A very important issue is also the optimization of the WECs, and in the case of a floating flapping-panel device, numerical simulation studies and a laboratory physical model hydrodynamic study were performed to evaluate the feasibility of the device [8]. In this way, an optimal damping coefficient to give maximum captured energy was identified.

It is clear that commercial wave energy exploitation can be efficient by placing multiple WECs in an array configuration. The point absorber is an efficient device that captures energy from waves coming from various directions, and for this reason, it is very suitable to be placed in arrays. However, an optimization of the WEC array layout is necessary, together with the applied control strategy. An extensive literature review on the state of the art in physical modelling of the point-absorber WEC arrays is presented in an article published in the present Special Issue [9]. Some scientific gaps were also identified, and they were reformulated as design requirements for the experimental setup. The experimental setup of an array of two to five generic heaving point-absorber devices is presented. Wave basin testing in waves simulating real sea state conditions was performed in response to the urgent need for reliable data on the WEC array tests [10]. These data are used to perform the optimization of the WEC array and to validate new numerical models (non-linear). A model predictive control (MPC) method was also proposed for improving the efficiency in extracting the energy of a WEC array [11]. As a conclusion, the experimental tests using MPC with the interconnected system model indicate a better wave energy capture efficiency.

Offshore solar energy could be a viable option for making many coastal communities, islands, and isolated locations more sustainable. As with the other renewable energy sources presented here, the amount of energy that could be extracted in an area is influenced by the geographic location where the systems are deployed.

A new methodology to identify the most appropriate marine areas for the deployment of some offshore solar farms in the Aegean Sea is presented in [12]. Two phases are included in the methodology proposed. In the first one, exclusion criteria are applied for the marine zones based on the information collected from various sources and maps which were created using a GIS environment. Then, in the second phase, objective and subjective models were applied, and to establish the correlation between them, the Kendall rank correlation coefficient was used. The subjective model based on the value of the solar radiation encountered in an area indicates the offshore area near Crete Island as the most suitable site for an offshore solar farm deployment.

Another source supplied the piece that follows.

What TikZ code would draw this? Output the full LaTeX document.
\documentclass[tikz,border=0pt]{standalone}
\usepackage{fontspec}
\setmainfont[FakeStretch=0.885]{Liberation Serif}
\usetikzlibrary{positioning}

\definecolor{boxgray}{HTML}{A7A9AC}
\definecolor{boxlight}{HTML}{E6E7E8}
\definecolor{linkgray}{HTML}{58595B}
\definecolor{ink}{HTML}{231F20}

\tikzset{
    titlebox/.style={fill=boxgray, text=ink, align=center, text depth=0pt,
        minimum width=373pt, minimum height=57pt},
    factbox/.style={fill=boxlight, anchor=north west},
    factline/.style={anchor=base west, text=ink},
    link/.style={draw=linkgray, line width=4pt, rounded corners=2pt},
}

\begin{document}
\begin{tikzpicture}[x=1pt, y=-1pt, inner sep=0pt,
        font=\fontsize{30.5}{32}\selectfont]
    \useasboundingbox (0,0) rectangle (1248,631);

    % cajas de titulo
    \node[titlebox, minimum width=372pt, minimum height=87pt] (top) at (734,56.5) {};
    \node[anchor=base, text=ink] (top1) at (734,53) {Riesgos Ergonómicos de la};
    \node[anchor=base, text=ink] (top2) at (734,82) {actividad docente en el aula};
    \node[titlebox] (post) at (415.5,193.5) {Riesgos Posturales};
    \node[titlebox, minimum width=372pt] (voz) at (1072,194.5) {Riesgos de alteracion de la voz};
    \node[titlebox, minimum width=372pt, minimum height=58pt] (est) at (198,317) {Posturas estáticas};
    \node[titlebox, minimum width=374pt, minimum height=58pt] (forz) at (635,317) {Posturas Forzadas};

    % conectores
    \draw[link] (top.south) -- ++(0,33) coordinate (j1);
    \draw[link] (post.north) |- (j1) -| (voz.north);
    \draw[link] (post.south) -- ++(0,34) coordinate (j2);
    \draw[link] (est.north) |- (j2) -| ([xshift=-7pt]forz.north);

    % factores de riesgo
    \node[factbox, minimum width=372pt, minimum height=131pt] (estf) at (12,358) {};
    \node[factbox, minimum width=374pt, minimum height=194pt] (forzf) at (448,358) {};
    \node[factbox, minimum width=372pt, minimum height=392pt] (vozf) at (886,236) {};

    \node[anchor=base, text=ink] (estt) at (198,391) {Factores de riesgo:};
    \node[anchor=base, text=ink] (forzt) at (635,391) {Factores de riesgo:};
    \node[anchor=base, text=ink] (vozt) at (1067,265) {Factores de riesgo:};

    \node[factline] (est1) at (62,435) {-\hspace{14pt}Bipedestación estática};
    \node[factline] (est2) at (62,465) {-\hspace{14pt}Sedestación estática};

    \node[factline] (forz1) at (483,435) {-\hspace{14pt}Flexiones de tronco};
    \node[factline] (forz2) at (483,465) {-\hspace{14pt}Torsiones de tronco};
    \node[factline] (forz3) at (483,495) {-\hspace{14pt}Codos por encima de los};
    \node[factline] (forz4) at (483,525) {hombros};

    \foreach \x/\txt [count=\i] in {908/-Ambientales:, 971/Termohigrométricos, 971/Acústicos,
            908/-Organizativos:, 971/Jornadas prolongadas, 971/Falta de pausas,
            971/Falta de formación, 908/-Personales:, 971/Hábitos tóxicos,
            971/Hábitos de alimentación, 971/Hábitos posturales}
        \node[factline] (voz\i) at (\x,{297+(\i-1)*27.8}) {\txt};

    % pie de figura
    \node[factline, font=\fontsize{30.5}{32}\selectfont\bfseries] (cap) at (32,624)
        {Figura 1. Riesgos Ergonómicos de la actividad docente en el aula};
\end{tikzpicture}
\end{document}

On the other hand, the objective model considers the offshore area around Thasos Island as a better location.

Additionally, the installation of floating solar panels on the water surfaces of lakes and lagoons can represent a viable solution, and this is shown in the study focused on the western Black Sea and the Razim-Sinoe lagoon system [13]. In such locations, the environmental conditions in which the floating structures would work are milder than in open coastal areas. Based on the data retrieved from the ERA5 database regarding the solar radiation at four points (one point located on the Romanian coast, the other three in lakes), it was found that the energy produced at all points has similar values.

It is also well known that large quantities of greenhouse gases are produced in maritime transport, and possible solutions should aim to reduce these emissions. For this reason, a solution would be to provide reliable information based on a long-term analysis of the mean and extreme values of the weather conditions, especially wind and sea state conditions that affect navigation safety. Such a study was carried out for the main maritime routes in the European seas and where information can be found regarding the areas that should be avoided as they are more exposed to extreme events [14]. The seasonal analysis also indicated the periods of the year that present lower risks for maritime transport.

Finally, the editors are confident that the works included in this Special Issue offer useful information for both researchers and stakeholders.